While the majority cites to Franklin v. Shields, Bloodgood v. Garraghty, and Vann v. Angelone for the proposition that the Board need only furnish a written explanation for denial, these cases contemplated the Board doing more than applying one factor to every case it hears. In Bloodgood we held that we “will not assume that the Board relied on possibly invalid factors” in makings its decisions. Bloodgood, 783 F.2d at 475. This of course presupposes that there are invalid factors—that the Due Process Clause requires not just a written explanation for the denial, but that the denial be based on valid factors. In Vann, we recognized that parole consideration consists of more than the rote application of a single factor: “Most parole decisions involve a considerable degree of discretion. Hence, parole authorities must investigate and weigh numerous factors including [the inmate's] history, mental and physical condition, attitude, and compatibility with the ‘interests of society.’ ” Vann v. Angelone, 73 F.3d 519 (4th Cir.1996) (quoting Gaston v. Taylor, 946 F.2d 340, 344 (4th Cir.1991)). Similarly, in Bloodgood we said, “The board's inquiry is not the legal foundation of some past conviction, but a prediction of a prisoner's prospects for a law-abiding life.” Bloodgood, 783 F.2d at 473 (citing Franklin, 569 F.2d at 800). Thus we have implied that the Board must consider at least some factors beyond the nature of the offense.
I emphasize the distinction between the question of whether a factor is valid and whether it is sufficient. The nature and circumstances of the underlying offense is indisputably a legitimate factor that may be considered, but it is not enough standing alone. The Due Process Clause requires that the Board consider additional factors as well. Whether the Due Process Clause requires that specific additional factors be considered, it is enough here to note that the Board and the State of Virginia have substantial discretion in determining how it will weigh the factors in making the final decision whether to grant parole. But to hold that the rote use of the nature of the underlying offense by itself is sufficient transmogrifies the parole process into an empty formality.
The Appellants' complaint alleges facts that render plausible the inference that the Board only considers the nature and circumstances of the crime in deciding whether to grant or deny them parole. See Bell Atl. Corp. v. Twombly, 550 U.S. 544, 127 S.Ct. 1955, 167 L.Ed.2d 929 (2007). Appellants allege that after Virginia's General Assembly abolished parole for all newly incarcerated inmates in 1995, the Board instituted a number of changes to its procedures. Prior to 1995, the Board used a risk assessment tool in making parole determinations; but after the abolition of parole the Board discontinued use of the tool.

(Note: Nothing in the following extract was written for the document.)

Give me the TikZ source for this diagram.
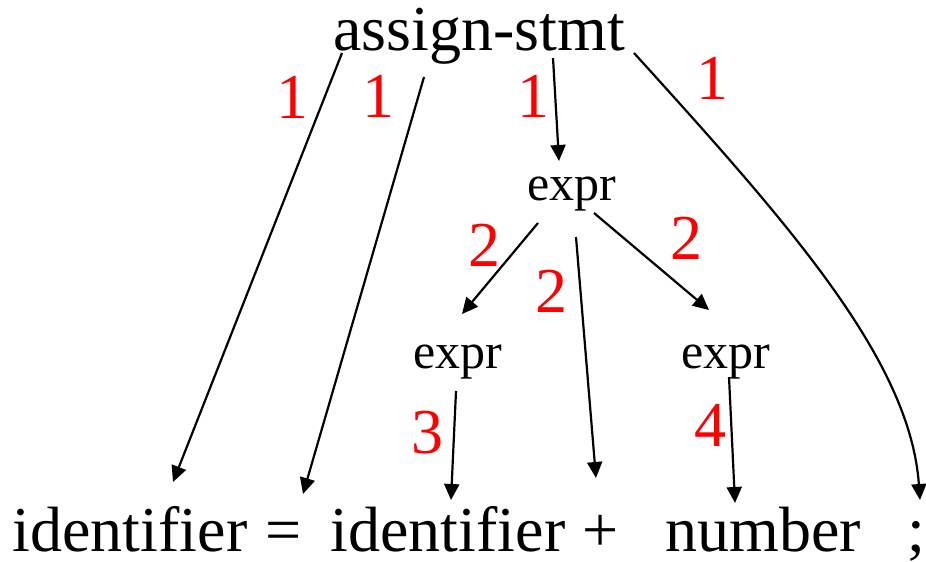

J.A. 21. The Board has also abandoned its practice of conducting face-to-face interviews with parole-eligible inmates. J.A. 23. It has similarly discouraged wardens, guards, and other prison officials from providing it with information about eligible inmates, J.A. 23, and has decreased the frequency with which inmates' families appear before it, J.A. 24. The Board no longer meets in person regularly, but instead circulates electronic files and has its members cast votes to grant or deny parole electronically. J.A. 23–24. Virginia law requires the Board to establish rules to govern parole procedure. VA CODE § 53.1–136.1. While these used to be published in the Virginia Administrative Code, 14 Va. Reg. No. 17 at 2457 (Apr. 22, 1998), in 1998 the Board repealed those policies and has not replaced them; instead, it has adopted an informal “policy manual.” J.A. 22. Perhaps most tellingly, the policy manual lists fourteen factors the Board is to consider in determining whether to grant parole, with rehabilitative concerns featuring prominently among them. J.A. 22. Nevertheless, the Appellants were denied parole in the vast majority of cases for one and only one reason—the nature and circumstances of the underlying offense. J.A. 22.3 The majority asserts that the Appellants have offered “only speculation in support of [their] view” that they are not being considered for parole. Maj. op. at ––––. However, these significant procedural changes, taken together, strongly suggest the Board has systematically eliminated the procedures that would have furnished it with information beyond the nature and circumstances of the underlying offense. These allegations are sufficient to surmount the relatively low burden of surviving a 12(b)(6) motion to dismiss.
It is true that on rare occasions the Board gave a reason other than the nature and circumstances of the offense in denying some of the Appellants parole. But for each Appellant, the Board has relied on the nature and circumstances of the offense, and no other factor, on at least one occasion. Thus, assuming there is a constitutional violation when the Board fails to consider any other reason, see supra Part II, each Appellant has suffered a constitutional injury on multiple occasions.
“Fundamental fairness [is] the touchstone of due process.” Gagnon v. Scarpelli, 411 U.S. 778, 790, 93 S.Ct. 1756, 36 L.Ed.2d 656 (1973). In my view, fundamental fairness in the parole context requires at a minimum that the Board consider at least one factor beyond the nature of the underlying offense. The facts in the Appellants' complaint make out a plausible claim that the Board has failed to comply with this requirement. As such, I would vacate the district court's 12(b)(6) dismissal and remand for further proceedings.
Affirmed by published opinion. Judge FLOYD wrote the opinion, in which Judge NIEMEYER concurred. Judge GREGORY wrote a dissenting opinion.